INTEREST rates will rise ahead of the General Election amid concerns about house price inflation, according to new forecasts from a leading business group.
The employers’ organisation the CBI also warns the next Government will need to stick to plans to cut public spending to keep the economic recovery on track.
Recent Halifax data suggests house prices in Yorkshire have risen by 7.4 per cent in the last year while in London they have leapt by 15.5 per cent.
Critics of the Government have argued its Help to Buy scheme does not do enough to encourage the building of new homes and adds to the risk of a housing bubble.
Chancellor George Osborne has given the Bank of England’s Financial Policy Committee the role of reviewing the impact of Help to Buy.
CBI director-general John Cridland said: “We have to remain alert to the risks posed by unsustainable house price inflation, and the (Bank of England) Financial Policy Committee is poised to act when necessary,” he said.
“Housing has come back under the spotlight as annual house price inflation figures have reached double digits on some measures.
“While housing transactions are still running almost 30 per cent below their last peak in 2006, they are picking up steadily.”
Although London house prices have risen 25 per cent above the 2008 peak, this has in part been fuelled by foreign cash buyers.

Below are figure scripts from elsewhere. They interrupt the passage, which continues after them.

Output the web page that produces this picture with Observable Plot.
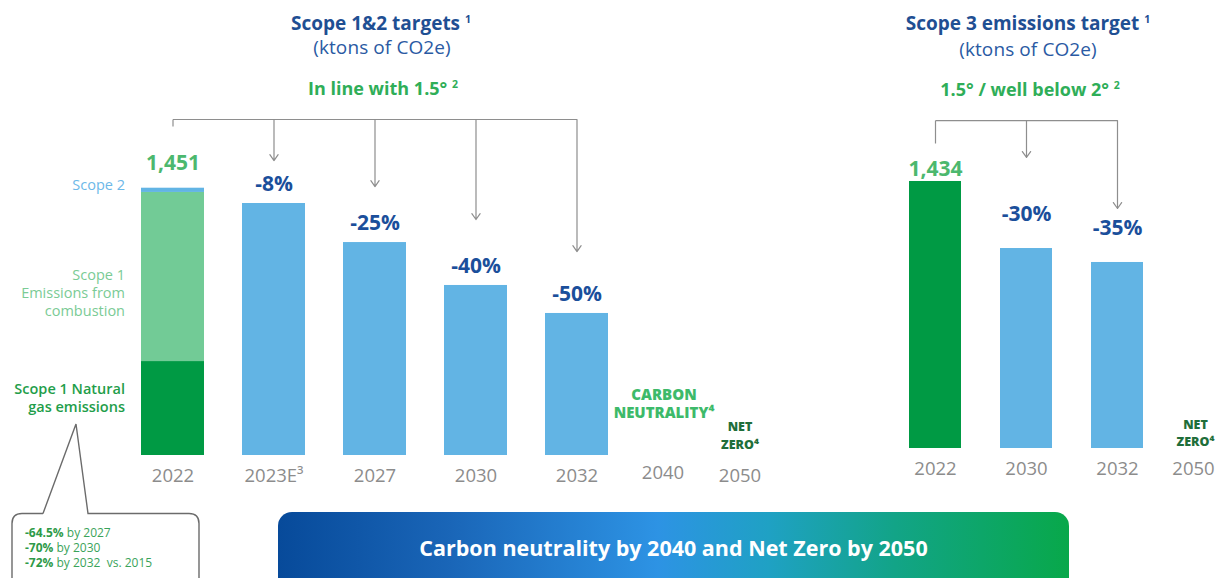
<!DOCTYPE html>
<html>
<head>
<meta charset="utf-8">
<script src="https://cdn.jsdelivr.net/npm/d3@7"></script>
<script src="https://cdn.jsdelivr.net/npm/@observablehq/plot@0.6"></script>
<style>
  body { margin: 0; background: #fff; }
  #page { position: relative; width: 1219px; height: 578px; overflow: hidden; background: #fff;
          font-family: "Open Sans", "Noto Sans", sans-serif; }
  .abs { position: absolute; white-space: nowrap; }
  .ctr { transform: translateX(-50%); text-align: center; }
  .t1 { font-weight: 700; font-size: 19px; line-height: 22px; color: #1f4f93; }
  .t2 { font-weight: 400; font-size: 19px; line-height: 22px; color: #2a5aa3; letter-spacing: 0.1px; }
  .t3 { font-weight: 700; font-size: 18px; line-height: 22px; color: #2fae58; }
  sup { font-size: 10.5px; vertical-align: 7px; line-height: 0; }
  .lg { left: 0; width: 125px; text-align: right; font-size: 14.5px; line-height: 18px; }
  #banner { left: 278px; top: 512px; width: 791px; height: 90px; border-radius: 14px;
            background: linear-gradient(90deg, #074a9a 0%, #1a66b8 22%, #2d93e4 48%, #1fa1c4 62%, #12a487 78%, #08a84a 100%); }
  #banner div { position: absolute; left: 0; right: 0; top: 21px; text-align: center; color: #fff;
                font-weight: 700; font-size: 21.5px; line-height: 30px; }
  #left svg, #right svg { max-width: none !important; }
</style>
</head>
<body>
<div id="page">
  <div class="abs ctr t1" style="left:381px;top:12px">Scope 1&amp;2 targets <sup>1</sup></div>
  <div class="abs ctr t2" style="left:382px;top:36px">(ktons of CO2e)</div>
  <div class="abs ctr t3" style="left:383px;top:77px">In line with 1.5° <sup>2</sup></div>

  <div class="abs ctr t1" style="left:1028px;top:12px">Scope 3 emissions target <sup>1</sup></div>
  <div class="abs ctr t2" style="left:1028px;top:38px">(ktons of CO2e)</div>
  <div class="abs ctr t3" style="left:1030px;top:78px">1.5° / well below 2° <sup>2</sup></div>

  <div class="abs lg" style="top:176px;color:#6db8e8">Scope 2</div>
  <div class="abs lg" style="top:266px;color:#7acb95">Scope 1<br>Emissions from<br>combustion</div>
  <div class="abs lg" style="top:380px;color:#1f9e4a;font-weight:600">Scope 1 Natural<br>gas emissions</div>

  <div id="left" class="abs" style="left:0;top:0;width:849px"></div>
  <div id="right" class="abs" style="left:800px;top:0;width:475px"></div>

  <svg class="abs" style="left:0;top:0" width="1219" height="578">
    <path d="M43,513.5 L76,424 L88,513.5 L189,513.5 Q199,513.5 199,523.5 L199,600 M12,600 L12,523.5 Q12,513.5 22,513.5 L43,513.5"
          fill="none" stroke="#6b6b6b" stroke-width="1.4"/>
    <g font-size="12" fill="#3aa35a" font-family="'Open Sans', sans-serif">
      <text x="25" y="537"><tspan font-weight="700" fill="#2e9a48">-64.5%</tspan> by 2027</text>
      <text x="25" y="552"><tspan font-weight="700" fill="#2e9a48">-70%</tspan> by 2030</text>
      <text x="25" y="567"><tspan font-weight="700" fill="#2e9a48">-72%</tspan> by 2032&#160;&#160;vs. 2015</text>
    </g>
  </svg>

  <div id="banner" class="abs"><div>Carbon neutrality by 2040 and Net Zero by 2050</div></div>
</div>

<script>
// ---------- data ----------
const leftYears = ["2022", "2023E", "2027", "2030", "2032"];
const leftTickLabels = ["2022", "2023E³", "2027", "2030", "2032"];
const leftMilestoneYears = ["2040", "2050"];
const stackParts = ["Scope 1 Natural gas emissions", "Scope 1 Emissions from combustion", "Scope 2"];
const stack2022Values = [510, 918, 23];
const leftTotal2022 = 1451;
const leftTargetYears = ["2023E", "2027", "2030", "2032"];
const leftTargetValues = [1368, 1156, 923, 771];
const leftTargetLabels = ["-8%", "-25%", "-40%", "-50%"];

const rightYears = ["2022", "2030", "2032"];
const rightValues = [1434, 1074, 999];
const rightLabels = ["1,434", "-30%", "-35%"];
const rightMilestoneYears = ["2050"];

// ---------- styles ----------
const FONT = "'Open Sans', 'Noto Sans', sans-serif";
const BLUE_BAR = "#62b4e4";
const GREEN_DARK = "#009a44";
const GREEN_LIGHT = "#72cb96";
const LABEL_BLUE = "#1b4f9b";
const LABEL_GREEN = "#4cb86e";
const TICK_GRAY = "#8c8c8c";
const ARROW_GRAY = "#8e8e8e";

const stackRows = stackParts.map((part, i) => ({year: "2022", part, value: stack2022Values[i]}));
const leftTargets = leftTargetYears.map((year, i) => ({year, value: leftTargetValues[i], label: leftTargetLabels[i]}));
const leftTicks = leftYears.map((year, i) => ({year, label: leftTickLabels[i]}));
const rightRows = rightYears.map((year, i) => ({year, value: rightValues[i], label: rightLabels[i]}));

// annotation levels (in ktons, on each panel's y scale)
const leftBracket = 1824, leftBracketStub = 1786;
const leftArrowTips = [1601, 1460, 1281, 1107];
const rightBracket = 1761, rightBracketStub = 1638;
const rightArrowTips = [1563, 1289];

const neutralityStyle = {fontSize: 15, fontWeight: 800, letterSpacing: -0.3, lineHeight: 1.2};
const netZeroStyle = {fontSize: 12.5, fontWeight: 800, letterSpacing: 0.3, lineHeight: 1.38};

const left = Plot.plot({
  width: 849, height: 500,
  marginLeft: 101, marginRight: 0, marginTop: 0, marginBottom: 45,
  x: {domain: [...leftYears, ...leftMilestoneYears], padding: 0.38, axis: null},
  y: {domain: [0, 2470], axis: null},
  color: {domain: stackParts, range: [GREEN_DARK, GREEN_LIGHT, BLUE_BAR]},
  style: {fontFamily: FONT, overflow: "visible", background: "transparent", maxWidth: "none"},
  marks: [
    Plot.barY(stackRows, {x: "year", y: "value", fill: "part", order: stackParts}),
    Plot.barY(leftTargets, {x: "year", y: "value", fill: BLUE_BAR}),
    Plot.text([{year: "2022", value: leftTotal2022}], {x: "year", y: "value", text: d => d3.format(",")(d.value),
      lineAnchor: "middle", dy: -25, fill: LABEL_GREEN, fontSize: 21, fontWeight: 700}),
    Plot.text(leftTargets, {x: "year", y: "value", text: "label", lineAnchor: "middle", dy: -19,
      fill: LABEL_BLUE, fontSize: 21, fontWeight: 700}),
    Plot.text(leftTicks, {x: "year", y: () => 0, text: "label", lineAnchor: "middle", dy: 21,
      fill: TICK_GRAY, fontSize: 18.5}),
    // milestones
    Plot.text(["2040"], {x: d => d, y: () => 0, text: d => d, lineAnchor: "middle", dy: 18, dx: -15,
      fill: TICK_GRAY, fontSize: 18.5}),
    Plot.text(["2050"], {x: d => d, y: () => 0, text: d => d, lineAnchor: "middle", dy: 21, dx: -39,
      fill: TICK_GRAY, fontSize: 18.5}),
    Plot.text(["2040"], {x: d => d, y: () => 0, text: () => "CARBON\nNEUTRALITY⁴", lineAnchor: "middle",
      dy: -52, dx: -14, fill: "#3dba6a", ...neutralityStyle}),
    Plot.text(["2050"], {x: d => d, y: () => 0, text: () => "NET\nZERO⁴", lineAnchor: "middle",
      dy: -21, dx: -39, fill: "#1f6e3a", ...netZeroStyle}),
    // bracket and arrows
    Plot.link([0], {x1: () => "2022", x2: () => "2032", y1: () => leftBracket, y2: () => leftBracket,
      stroke: ARROW_GRAY, strokeWidth: 1.2}),
    Plot.link([0], {x1: () => "2022", x2: () => "2022", y1: () => leftBracket, y2: () => leftBracketStub,
      stroke: ARROW_GRAY, strokeWidth: 1.2}),
    Plot.arrow(leftTargetYears, {x1: d => d, x2: d => d, y1: () => leftBracket, y2: (d, i) => leftArrowTips[i],
      stroke: ARROW_GRAY, strokeWidth: 1.2, headLength: 9, headAngle: 70, bend: false})
  ]
});
document.getElementById("left").append(left);

const right = Plot.plot({
  width: 475, height: 500,
  marginLeft: 68.3, marginRight: 0, marginTop: 0, marginBottom: 52,
  x: {domain: [...rightYears, ...rightMilestoneYears], padding: 0.433, axis: null},
  y: {domain: [0, 2406], axis: null},
  style: {fontFamily: FONT, overflow: "visible", background: "transparent", maxWidth: "none"},
  marks: [
    Plot.barY(rightRows, {x: "year", y: "value", fill: (d, i) => i === 0 ? GREEN_DARK : BLUE_BAR}),
    Plot.text(rightRows.slice(0, 1), {x: "year", y: "value", text: "label", lineAnchor: "middle", dy: -12,
      fill: LABEL_GREEN, fontSize: 21, fontWeight: 700}),
    Plot.text(rightRows.slice(1), {x: "year", y: "value", text: "label", lineAnchor: "middle", dy: -34,
      fill: LABEL_BLUE, fontSize: 21, fontWeight: 700}),
    Plot.text(rightYears, {x: d => d, y: () => 0, text: d => d, lineAnchor: "middle", dy: 21,
      fill: TICK_GRAY, fontSize: 18.5}),
    Plot.text(rightMilestoneYears, {x: d => d, y: () => 0, text: d => d, lineAnchor: "middle", dy: 21, dx: -15,
      fill: TICK_GRAY, fontSize: 18.5}),
    Plot.text(rightMilestoneYears, {x: d => d, y: () => 0, text: () => "NET\nZERO⁴", lineAnchor: "middle",
      dy: -16.5, dx: -13, fill: "#1f6e3a", ...netZeroStyle}),
    Plot.link([0], {x1: () => "2022", x2: () => "2032", y1: () => rightBracket, y2: () => rightBracket,
      stroke: ARROW_GRAY, strokeWidth: 1.2}),
    Plot.link([0], {x1: () => "2022", x2: () => "2022", y1: () => rightBracket, y2: () => rightBracketStub,
      stroke: ARROW_GRAY, strokeWidth: 1.2}),
    Plot.arrow(["2030", "2032"], {x1: d => d, x2: d => d, y1: () => rightBracket, y2: (d, i) => rightArrowTips[i],
      stroke: ARROW_GRAY, strokeWidth: 1.2, headLength: 9, headAngle: 70, bend: false})
  ]
});
document.getElementById("right").append(right);
</script>
</body>
</html>
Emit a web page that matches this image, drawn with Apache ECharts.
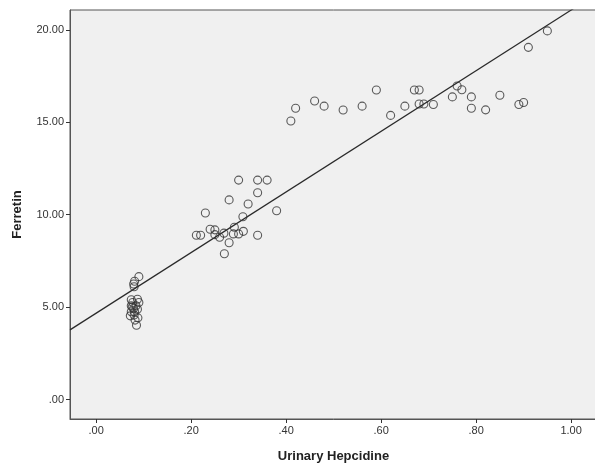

“Outside London, prices remain around two per cent below peak figures with an even greater difference when you move outside the South East,” he said.
The CBI previously predicted that the Bank would have to start raising rates in the third quarter of next year but has now brought that forward to the first quarter.
Mr Cridland declined to say whether the Government’s Help to Buy scheme - which offers guarantees so that people without large deposits can get mortgages - should be wound down.
But he suggested the initiative was only having a marginal impact on the market, with the overwhelming majority of purchases in which it is used taking place outside London.
He added that it was crucial for governments to focus on increasing housing supply.
The CBI’s assessment upgrades its growth forecast for 2014 from 2.4 to three per cent and from 2.5 to 2.7 per cent next year.
But it says political uncertainty remains a “major risk to the recovery” and parties needed to show they would “stick with what is working” after the election.
“That means the new government, of whatever colour, keeping the deficit reduction strategy on track,” chief policy director Katja Hall said.
“It must also tackle the UK’s economic challenges and not duck the tough decisions, such as reforming public services.
“Political positioning must not be allowed to stifle investment, whether it’s an unrealistic immigration target, unjustified interventions into specific markets, flirting with leaving the European Union, delaying vital long-term infrastructure projects or restricting labour market flexibility.
“Pre-election pledges should not deter overseas and home-grown investors and entrepreneurs, nor limit a future government’s ability to deliver prosperity in the UK.”
Ms Hall said the next government needed to commit to implementing the conclusions of the Davies Commission on how to increase aviation capacity.